Don't get me wrong, I was working with the colfer project on Github, and I definitely love all good work on serialization. Especially compression during serialization. Do start creating a spec and invite more language implementations. Thanks!

taintegral · on March 12, 2021

I actually agree with you; these are serialization issues that are very important to solve. I wrote a little about endianness and how it could be approached in the book FAQ [1]. rkyv's open type system enables a lot of really powerful extensions to the core library.

> The point of serialization is interop, not just rust-op. :)

I'm not personally interested in adding support for other languages, but I have been careful not to do anything that would make it especially difficult for someone else to do so. There's no reason why it being language-specific is so bad either, especially if it can take advantage of unique features to make it more expressive and performant.
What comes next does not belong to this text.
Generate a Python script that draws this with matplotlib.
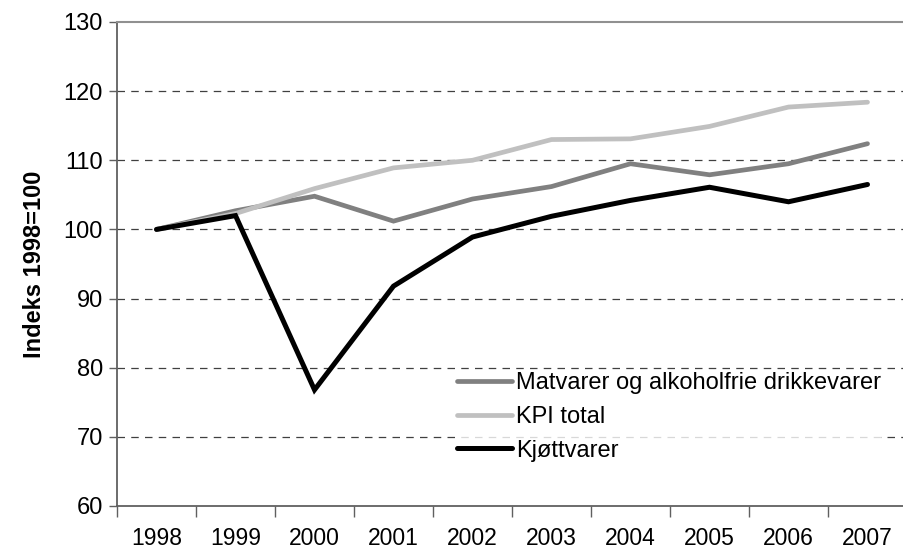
import matplotlib.pyplot as plt
import numpy as np

plt.rcParams['font.family'] = ['Liberation Sans', 'DejaVu Sans']

# data
years = ['1998', '1999', '2000', '2001', '2002', '2003', '2004', '2005', '2006', '2007']
matvarer = [100, 102.7, 104.8, 101.2, 104.4, 106.2, 109.5, 107.9, 109.5, 112.4]
kpi = [100, 102.3, 105.9, 108.9, 110.0, 113.0, 113.1, 114.9, 117.7, 118.4]
kjott = [100, 102.0, 76.8, 91.8, 98.9, 101.9, 104.2, 106.1, 104.0, 106.5]

fig = plt.figure(figsize=(9.04, 5.52), dpi=100)
ax = fig.add_axes([117/904, 46/552, 790/904, 484/552])

x = np.arange(len(years))
ax.plot(x, matvarer, color='#808080', lw=3.4, solid_capstyle='round', solid_joinstyle='miter',
        label='Matvarer og alkoholfrie drikkevarer')
ax.plot(x, kpi, color='#c0c0c0', lw=3.4, solid_capstyle='round', solid_joinstyle='miter',
        label='KPI total')
ax.plot(x, kjott, color='black', lw=3.6, solid_capstyle='round', solid_joinstyle='miter',
        label='Kjøttvarer')

ax.set_xlim(-0.5, len(years) - 0.5)
ax.set_ylim(60, 130)
ax.set_yticks(range(60, 131, 10))
ax.tick_params(axis='y', labelsize=17, length=6, width=1, color='#606060', pad=4)

# category labels in the middle, tick marks between categories
ax.set_xticks(x)
ax.set_xticklabels(years)
ax.tick_params(axis='x', which='major', length=0, labelsize=16.5, pad=15)
ax.set_xticks(np.arange(-0.5, len(years)), minor=True)
ax.tick_params(axis='x', which='minor', length=8, width=1, color='#606060')

for v in range(70, 130, 10):
    ax.axhline(v, color='#404040', lw=0.9, dashes=(6, 5), zorder=0)

ax.spines['right'].set_visible(False)
ax.spines['top'].set_color('#909090')
ax.spines['top'].set_linewidth(1.5)
ax.spines['left'].set_color('#606060')
ax.spines['left'].set_linewidth(1.3)
ax.spines['bottom'].set_color('#606060')
ax.spines['bottom'].set_linewidth(1.3)

ax.set_ylabel('Indeks 1998=100', fontsize=17, fontweight='bold', labelpad=13)

leg = ax.legend(loc='upper left', bbox_to_anchor=((457 - 117) / 790, (506 - 372) / 484),
                frameon=True, fontsize=17, handlelength=2.35, handletextpad=0.15,
                labelspacing=0.5, borderaxespad=0, borderpad=0, fancybox=False)
leg.get_frame().set_facecolor('white')
leg.get_frame().set_edgecolor('none')

fig.savefig('out.png', dpi=100)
[1] https://davidkoloski.me/rkyv/faq.html

solidsnack9000 · on March 12, 2021

That's cool. If you're just trying to save games or marshal data to and from worker nodes in a BEAM / Hadoop like system, single-language serialization can work. A Python / Node / Ruby client would ultimately bind to the Rust library for that.

eeZah7Ux · on March 12, 2021

> Rust-only: it doesn't sacrifice simplicity and performance for cross-language compatibility

A serialization format for one language only? That's pretty rich.

Macha · on March 12, 2021

Python's Pickle, java.io.Serializable, Ruby's marshal, plenty of examples of this, though pretty much all of them come with the caveat that they are _not_ for untrusted data sources, or even really data sources other than the application that produced them in the first place.

taintegral · on March 12, 2021

You can also turn on the `strict` feature for C compatibility, but without any way to get the type definitions into a C header it's kind of pointless.

I'm not interested in adding C compatibility because I don't want to write C, but I also won't go out of my way to impede others who might want to.